Under Levitt's statistical microscope, the world becomes more interesting and also more appalling. Much of his work focuses on incentives and human nature. As an illustration, he mentions the seven million American children who disappeared one spring midnight in 1987. It wasn't a mass kidnapping. That was the year the American income tax service first required that parents provide the Social Security numbers of children they were claiming as dependants. The seven million were all, of course, fictional. The regulations till then had provided an incentive for parents to cheat by taking deductions for imaginary children.

Levitt believes that where incentives to cheat exist, people will find them and use them. "Who cheats? Well, just about anyone if the stakes are right ... Cheating is a primordial economic act: getting more for less."

Many schoolteachers, for instance, will cheat if the incentive is in place. If a school jurisdiction creates standardized tests and compares the results of different schools, some teachers will falsify the grades of their students, thus improving their own professional status.

To identify that kind of cheating, Levitt says, you mentally move to the side of the possibly deceitful teacher and ask how such a person would approach the task of cheating. Then, if detailed records have been kept, you can invent an algorithm that will detect suspicious anomalies -- such as a sudden improvement in a student's scores under one teacher and an equally sudden deterioration in the following grade. When the Chicago school system analyzed 700,000 sets of test answers from 1993-2000, many teachers were found to be correcting their students' answers on computerized tests. A dozen were fired; others, it was assumed, were frightened.

The 10-page description of this process in Freakonomics makes clear sense even to the mathematically incompetent. And it has a pleasant side: "The algorithm could also identify the best teachers in the school system. A good teacher's impact was nearly as distinctive as a cheater's."

Levitt and another scholar applied a similar system to uncover corruption in, of all things, sumo wrestling. It would be just about impossible for anyone watching a bout to know that one sumo wrestler had agreed to lose, since the decisive push-and-pull appears to end almost before it starts. But the managers of sumo tournaments in Japan also keep thorough records, which made it possible for Levitt and Mark Duggan to figure out which wrestlers were throwing their matches; they had the results of 32,000 bouts fought by 281 wrestlers.

As Freakonomics says, "the data tell the story." In a tournament, each wrestler must win a certain number of bouts to remain in the elite rank of the profession. As the tournament ends, a wrestler who has already won enough bouts will sometimes allow an opponent to win if the opponent needs just one more victory; the favour will be returned later.

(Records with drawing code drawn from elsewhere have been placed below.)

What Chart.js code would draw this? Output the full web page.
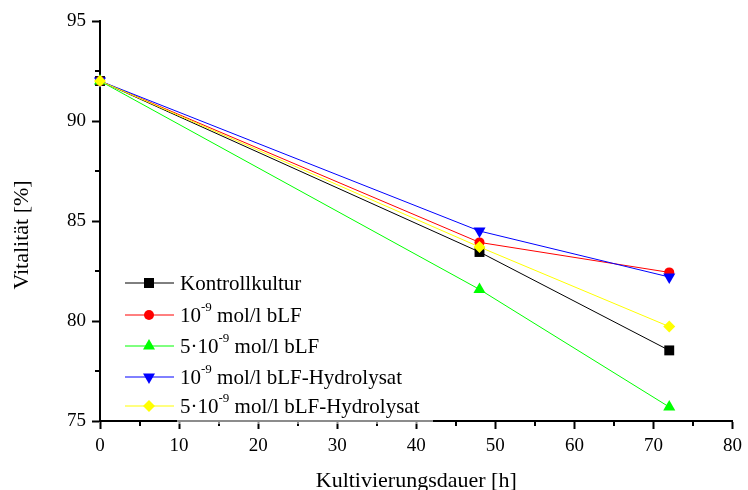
<!DOCTYPE html>
<html>
<head>
<meta charset="utf-8">
<script src="https://cdn.jsdelivr.net/npm/chart.js@4"></script>
<style>
  html, body { margin: 0; padding: 0; background: #fff; }
  #wrap { position: relative; width: 748px; height: 490px; }
  #legend { position: absolute; left: 0; top: 0; width: 748px; height: 490px; pointer-events: none;
    font-family: "Liberation Serif", "Times New Roman", serif; font-size: 21px; color: #000; }
  #legend .bg { position: absolute; left: 177px; top: 268px; width: 256px; height: 156px; background: rgba(255,255,255,0.55); }
  #legend .row { position: absolute; left: 125px; height: 24px; line-height: 24px; white-space: nowrap; }
  #legend svg { position: absolute; left: 0; top: 0; }
  #legend .txt { position: absolute; left: 55px; top: 0; }
  #legend sup { font-size: 13px; position: relative; top: -3px; vertical-align: top; line-height: 1; }
</style>
</head>
<body>
<div id="wrap">
  <canvas id="chart" width="748" height="490"></canvas>
  <div id="legend"><div class="bg"></div></div>
</div>
<script>
const hours = [0, 48, 72];
const kontroll = [92, 83.45, 78.53];
const blf = [92, 83.93, 82.43];
const blf5 = [92, 81.58, 75.7];
const hydro = [92, 84.5, 82.2];
const hydro5 = [92, 83.7, 79.72];

const xTicks = [0, 10, 20, 30, 40, 50, 60, 70, 80];
const xMinor = [5, 15, 25, 35, 45, 55, 65, 75];
const yTicks = [75, 80, 85, 90, 95];
const yMinor = [77.5, 82.5, 87.5, 92.5];

const serif = '"Liberation Serif", "Times New Roman", serif';

const series = [
  { name: 'Kontrollkultur', sup: null, data: kontroll, color: '#000000', style: 'rect', radius: 7, rotation: 0 },
  { name: ' mol/l bLF', pre: '10', sup: '-9', data: blf, color: '#ff0000', style: 'circle', radius: 5, rotation: 0 },
  { name: ' mol/l bLF', pre: '5\u00b710', sup: '-9', data: blf5, color: '#00ff00', style: 'triangle', radius: 7, rotation: 0 },
  { name: ' mol/l bLF-Hydrolysat', pre: '10', sup: '-9', data: hydro, color: '#0000ff', style: 'triangle', radius: 7, rotation: 180 },
  { name: ' mol/l bLF-Hydrolysat', pre: '5\u00b710', sup: '-9', data: hydro5, color: '#ffff00', style: 'rectRot', radius: 6, rotation: 0 }
];

// minor ticks and axis titles
const extras = {
  id: 'extras',
  afterDraw(chart) {
    const { ctx, chartArea, scales } = chart;
    ctx.save();
    ctx.strokeStyle = '#000';
    ctx.lineWidth = 2;
    ctx.beginPath();
    xMinor.forEach(v => {
      const px = Math.round(scales.x.getPixelForValue(v));
      ctx.moveTo(px, chartArea.bottom);
      ctx.lineTo(px, chartArea.bottom + 5);
    });
    yMinor.forEach(v => {
      const py = Math.round(scales.y.getPixelForValue(v));
      ctx.moveTo(chartArea.left, py);
      ctx.lineTo(chartArea.left - 5, py);
    });
    ctx.stroke();

    ctx.fillStyle = '#000';
    ctx.font = '22px ' + serif;
    ctx.textAlign = 'center';
    ctx.textBaseline = 'alphabetic';
    ctx.fillText('Kultivierungsdauer [h]', (chartArea.left + chartArea.right) / 2, 487);
    ctx.translate(28, 235);
    ctx.rotate(-Math.PI / 2);
    ctx.fillText('Vitalit\u00e4t [%]', 0, 0);
    ctx.restore();
  }
};

new Chart(document.getElementById('chart'), {
  type: 'line',
  data: {
    datasets: series.map((s, i) => ({
      label: (s.pre || '') + (s.sup || '') + s.name,
      data: hours.map((h, j) => ({ x: h, y: s.data[j] })),
      borderColor: s.color,
      backgroundColor: s.color,
      borderWidth: 1,
      pointStyle: s.style,
      pointRadius: s.radius,
      pointRotation: s.rotation,
      pointBorderWidth: 0,
      tension: 0,
      clip: false,
      order: series.length - i
    }))
  },
  plugins: [extras],
  options: {
    responsive: false,
    animation: false,
    layout: { padding: { top: 21, right: 11, left: 0, bottom: 0 } },
    plugins: { legend: { display: false }, tooltip: { enabled: false } },
    scales: {
      x: {
        type: 'linear',
        min: 0, max: 80,
        afterBuildTicks: s => { s.ticks = xTicks.map(v => ({ value: v })); },
        afterFit: s => { s.height = 69; },
        border: { color: '#000', width: 2 },
        grid: { drawOnChartArea: false, drawTicks: true, tickLength: 8, tickWidth: 2, tickColor: '#000' },
        ticks: { color: '#000', font: { family: serif, size: 19 }, padding: 6, maxRotation: 0 }
      },
      y: {
        type: 'linear',
        min: 75, max: 95,
        afterBuildTicks: s => { s.ticks = yTicks.map(v => ({ value: v })); },
        afterFit: s => { s.width = 100; },
        border: { color: '#000', width: 2 },
        grid: { drawOnChartArea: false, drawTicks: true, tickLength: 8, tickWidth: 2, tickColor: '#000' },
        ticks: { color: '#000', font: { family: serif, size: 19 }, padding: 6 }
      }
    }
  }
});

// legend with superscript exponents
const legend = document.getElementById('legend');
const rowTops = [271, 303, 334, 365, 394];
series.forEach((s, i) => {
  const row = document.createElement('div');
  row.className = 'row';
  row.style.top = rowTops[i] + 'px';
  let shape;
  const c = s.color;
  if (s.style === 'rect') shape = `<rect x="19" y="7" width="10" height="10" fill="${c}"/>`;
  else if (s.style === 'circle') shape = `<circle cx="24" cy="12" r="5" fill="${c}"/>`;
  else if (s.rotation === 180) shape = `<polygon points="18,8.5 30,8.5 24,19" fill="${c}"/>`;
  else if (s.style === 'triangle') shape = `<polygon points="18,15.5 30,15.5 24,5" fill="${c}"/>`;
  else shape = `<polygon points="24,6 30,12 24,18 18,12" fill="${c}"/>`;
  row.innerHTML = `<svg width="50" height="24"><line x1="0" y1="12" x2="49" y2="12" stroke="${c}" stroke-width="1"/>${shape}</svg>` +
    `<span class="txt">${s.pre || ''}${s.sup ? '<sup>' + s.sup + '</sup>' : ''}${s.name}</span>`;
  legend.appendChild(row);
});
</script>
</body>
</html>
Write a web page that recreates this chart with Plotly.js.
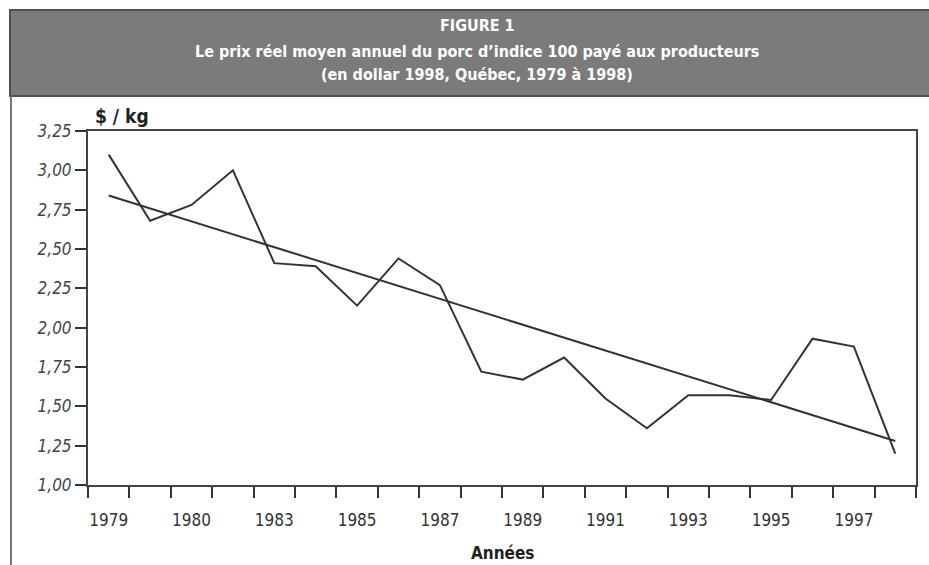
<!DOCTYPE html>
<html>
<head>
<meta charset="utf-8">
<script src="https://cdn.plot.ly/plotly-3.0.1.min.js"></script>
<style>html,body{margin:0;padding:0;background:#fff;}#chart{width:929px;height:565px;}</style>
</head>
<body>
<div id="chart"></div>
<script>
// Data
var years = [1979,1980,1981,1982,1983,1984,1985,1986,1987,1988,1989,1990,1991,1992,1993,1994,1995,1996,1997,1998];
var prices = [3.10,2.68,2.78,3.00,2.41,2.39,2.14,2.44,2.27,1.72,1.67,1.81,1.55,1.36,1.57,1.57,1.54,1.93,1.88,1.20];
var trendYears = [1979, 1998];
var trendValues = [2.84, 1.28];
var xTickVals = [1979,1981,1983,1985,1987,1989,1991,1993,1995,1997];
var xTickText = ['1979','1980','1983','1985','1987','1989','1991','1993','1995','1997'];
var yTickVals = [1.00,1.25,1.50,1.75,2.00,2.25,2.50,2.75,3.00,3.25];
var titleLines = ['FIGURE 1',
  'Le prix réel moyen annuel du porc d\u2019indice 100 payé aux producteurs',
  '(en dollar 1998, Québec, 1979 à 1998)'];
var yTitle = '$ / kg';
var xTitle = 'Années';

// pixel helpers (plot area: x 88..916, y 131..485)
var L = 88, R = 916, T = 131, B = 485;
function px(x){ return (x - L) / (R - L); }
function py(y){ return (B - y) / (B - T); }

var FONT = '"DejaVu Sans Condensed", "Liberation Sans Narrow", Arial, sans-serif';
var lineColor = '#333';

var traces = [
  {x: years, y: prices, type: 'scatter', mode: 'lines',
   line: {color: lineColor, width: 2}, hoverinfo: 'skip'},
  {x: trendYears, y: trendValues, type: 'scatter', mode: 'lines',
   line: {color: lineColor, width: 2}, hoverinfo: 'skip'}
];

var titleY = [25, 51, 74];
var annotations = titleLines.map(function(t, i){
  return {text: '<b>' + t + '</b>', xref: 'paper', yref: 'paper',
    x: px(477), y: py(titleY[i]), xanchor: 'center', yanchor: 'middle',
    showarrow: false, font: {family: FONT, size: 16, color: '#ffffff'}};
});
annotations.push({text: '<b>' + yTitle + '</b>', xref: 'paper', yref: 'paper',
  x: px(93), y: py(116), xanchor: 'left', yanchor: 'middle', showarrow: false,
  font: {family: FONT, size: 19, color: '#222'}});
annotations.push({text: '<b>' + xTitle + '</b>', xref: 'paper', yref: 'paper',
  x: px(502), y: py(553), xanchor: 'center', yanchor: 'middle', showarrow: false,
  font: {family: FONT, size: 17, color: '#222'}});

var shapes = [
  {type: 'rect', xref: 'paper', yref: 'paper', x0: px(10), x1: px(935), y0: py(96), y1: py(10),
   fillcolor: '#7b7b7b', line: {color: '#505050', width: 2}, layer: 'below'},
  {type: 'line', xref: 'paper', yref: 'paper', x0: px(11), x1: px(11), y0: py(96), y1: py(570),
   line: {color: '#777', width: 2}}
];

var layout = {
  width: 929, height: 565,
  margin: {l: L, r: 929 - R, t: T, b: 565 - B, pad: 0},
  paper_bgcolor: '#ffffff', plot_bgcolor: '#ffffff',
  showlegend: false,
  separators: ', ',
  xaxis: {
    range: [1978.5, 1998.5], tickmode: 'array', tickvals: xTickVals, ticktext: xTickText,
    ticks: 'outside', ticklen: 19, tickcolor: 'rgba(0,0,0,0)',
    minor: {tickmode: 'linear', tick0: 1978.5, dtick: 1, ticks: 'outside', ticklen: 11, tickwidth: 2, tickcolor: '#333', showgrid: false},
    showgrid: false, zeroline: false, showline: true, mirror: true, linecolor: '#444', linewidth: 2,
    tickfont: {family: FONT, size: 17, color: '#333'}, fixedrange: true
  },
  yaxis: {
    range: [1, 3.25], tickmode: 'array', tickvals: yTickVals, tickformat: '.2f',
    ticks: 'outside', ticklen: 11, tickwidth: 2, tickcolor: '#333',
    showgrid: false, zeroline: false, showline: true, mirror: true, linecolor: '#444', linewidth: 2,
    tickfont: {family: FONT, size: 17, color: '#444', style: 'italic'}, fixedrange: true
  },
  annotations: annotations,
  shapes: shapes
};

Plotly.newPlot('chart', traces, layout, {displayModeBar: false, staticPlot: true});
</script>
</body>
</html>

Levitt and Duggan apparently proved that this happens fairly often, but their results were rejected by the sumo authorities. They couldn't face the shame of corruption in their national sport.

In one sense, Levitt is a creation of journalism. As a personality he came to national attention in August, 2003, when The New York Times Sunday magazine published Dubner's article about him. As Levitt told an interviewer last week, "He created a fictional account of me." Levitt said the character in the Times article was smarter, more likeable and more interesting than the actual Levitt. But Levitt didn't mind. When publishers began asking him to write a book, he said he would do it if Dubner collaborated.

That turns out to have been a good idea. Freakonomics, published last week, has already won a good ranking on Amazon.com and on Sunday made its first appearance on The New York Times best-seller list, in fifth position. Levitt is working the TV-interview circuit, doing his best to imitate the charming young fellow Dubner described, maybe blushing occasionally when asked why he's written under such a silly title. If pressed, he will no doubt explain that it's all a matter of incentives.